In Sugar Hill, a Street Nurtured Black Talent When the World Wouldn’t
by David Gonzalez
New York is a city of blocks, each with its own history, customs and characters. Yet from these small stages spring large talents. Anyone who doubts that need look no further than a stretch of Edgecombe Avenue perched on a bluff near 155th Street.
It was part of Sugar Hill, the neighborhood of choice for elegant black musicians, dapper actors, successful professionals — and those who aspired to be like them.
A red-brick tower at 409 Edgecombe was home to Thurgood Marshall, W. E. B. DuBois and Aaron Douglas, who has been called “the father of black American art.”
A few blocks farther north, the building at 555 Edgecombe burst with musical talent: Count Basie, Duke Ellington, Coleman Hawkins, Lena Horne and others. Right before and after World War II, when discrimination and segregation were commonplace, young people in Sugar Hill saw success stride by on the streets where they played tag and stickball.
The son of a taxi mechanic, Roy Eaton was a childhood piano prodigy who became a trailblazer in advertising. His friends on the block included the artist and writer Faith Ringgold; Cecelia Hodges, a Princeton professor and actress; and Sonny Rollins, the “saxophone Colossus,” who is still touring.
Many of them came from Depression-era families who were short on cash but long on dreams, managing to scrimp for music lessons or art supplies.
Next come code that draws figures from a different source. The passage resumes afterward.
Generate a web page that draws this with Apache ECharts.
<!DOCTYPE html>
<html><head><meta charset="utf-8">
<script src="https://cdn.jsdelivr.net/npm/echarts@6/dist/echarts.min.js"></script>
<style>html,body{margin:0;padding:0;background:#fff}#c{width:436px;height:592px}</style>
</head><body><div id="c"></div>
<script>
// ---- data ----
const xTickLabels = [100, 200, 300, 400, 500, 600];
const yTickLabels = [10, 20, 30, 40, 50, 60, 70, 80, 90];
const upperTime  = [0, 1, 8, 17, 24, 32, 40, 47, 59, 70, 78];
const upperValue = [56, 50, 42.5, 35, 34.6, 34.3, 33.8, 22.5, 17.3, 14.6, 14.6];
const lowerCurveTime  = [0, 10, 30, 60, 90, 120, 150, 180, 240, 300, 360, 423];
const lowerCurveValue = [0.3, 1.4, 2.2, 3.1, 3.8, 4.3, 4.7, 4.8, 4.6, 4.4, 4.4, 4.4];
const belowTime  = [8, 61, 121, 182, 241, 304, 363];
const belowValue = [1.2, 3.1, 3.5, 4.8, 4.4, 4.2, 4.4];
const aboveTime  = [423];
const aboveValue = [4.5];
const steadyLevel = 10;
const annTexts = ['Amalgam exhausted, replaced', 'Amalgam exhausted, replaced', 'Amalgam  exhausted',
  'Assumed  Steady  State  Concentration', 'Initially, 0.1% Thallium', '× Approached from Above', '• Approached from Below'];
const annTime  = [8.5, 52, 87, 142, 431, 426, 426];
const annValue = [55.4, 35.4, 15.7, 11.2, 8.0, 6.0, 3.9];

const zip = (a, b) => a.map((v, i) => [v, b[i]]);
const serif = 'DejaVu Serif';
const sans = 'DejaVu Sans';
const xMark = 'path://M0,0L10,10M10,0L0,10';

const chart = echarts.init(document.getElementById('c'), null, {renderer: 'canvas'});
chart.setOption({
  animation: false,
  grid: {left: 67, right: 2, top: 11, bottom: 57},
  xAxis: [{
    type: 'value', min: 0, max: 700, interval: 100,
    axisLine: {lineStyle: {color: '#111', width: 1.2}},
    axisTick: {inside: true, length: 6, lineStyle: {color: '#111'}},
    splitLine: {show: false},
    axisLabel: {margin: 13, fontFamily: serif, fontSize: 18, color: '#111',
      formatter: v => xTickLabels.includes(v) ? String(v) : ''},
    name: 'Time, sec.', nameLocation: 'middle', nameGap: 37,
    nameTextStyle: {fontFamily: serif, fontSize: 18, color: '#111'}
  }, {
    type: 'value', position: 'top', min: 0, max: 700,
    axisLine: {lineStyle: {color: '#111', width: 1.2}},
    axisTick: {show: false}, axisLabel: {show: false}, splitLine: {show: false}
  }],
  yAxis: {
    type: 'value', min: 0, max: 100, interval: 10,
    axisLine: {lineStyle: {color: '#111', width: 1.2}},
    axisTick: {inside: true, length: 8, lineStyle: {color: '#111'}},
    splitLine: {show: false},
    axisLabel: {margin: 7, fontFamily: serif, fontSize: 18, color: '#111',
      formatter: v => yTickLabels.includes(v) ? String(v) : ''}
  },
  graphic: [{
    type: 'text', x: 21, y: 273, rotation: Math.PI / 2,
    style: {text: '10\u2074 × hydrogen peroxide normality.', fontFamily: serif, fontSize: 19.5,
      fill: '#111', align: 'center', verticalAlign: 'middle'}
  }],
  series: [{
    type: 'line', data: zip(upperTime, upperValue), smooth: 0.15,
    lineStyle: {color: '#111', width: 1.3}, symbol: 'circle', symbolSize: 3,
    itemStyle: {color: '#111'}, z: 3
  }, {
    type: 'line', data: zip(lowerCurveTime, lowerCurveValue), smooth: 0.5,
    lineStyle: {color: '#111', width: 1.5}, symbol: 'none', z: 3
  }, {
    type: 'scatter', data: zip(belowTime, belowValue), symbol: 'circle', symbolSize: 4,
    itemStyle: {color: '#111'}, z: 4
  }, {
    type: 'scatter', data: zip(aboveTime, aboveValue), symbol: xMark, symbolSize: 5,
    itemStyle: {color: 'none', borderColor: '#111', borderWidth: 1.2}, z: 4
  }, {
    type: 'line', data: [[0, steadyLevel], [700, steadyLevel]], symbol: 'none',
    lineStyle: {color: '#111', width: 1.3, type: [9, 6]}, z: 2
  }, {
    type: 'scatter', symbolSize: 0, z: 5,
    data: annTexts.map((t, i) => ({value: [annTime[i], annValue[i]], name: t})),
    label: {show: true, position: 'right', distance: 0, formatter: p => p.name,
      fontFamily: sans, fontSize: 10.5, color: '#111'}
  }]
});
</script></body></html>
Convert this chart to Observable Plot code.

And they lived in a community where neighbors and churches offered encouragement amid rampant racial discrimination.
“It was like our place to dream the impossible dream,” Mr. Eaton said. “It gave me a sense of, you might call it entitlement or unlimited possibilities — that nothing could stop me from doing what I felt I could do.”
A few doors down from where Mr. Eaton grew up, Cecelia Hodges reveled in the joys of reading. She had gotten the bug from her parents, West Indian immigrants who moved to Edgecombe Avenue from farther south in Harlem so she could attend better schools. Before she started first grade, her father found out the books she would use and read them with her.
She eventually skipped three grades.
Yet it was at home and in the neighborhood that her education was rounded out. Like her friend Roy, she attended St. James Presbyterian Church, participating in pageants and singing in choirs. It was the kind of church where pride was reaffirmed — the choirs, for example, were named after black composers — and dignity defended.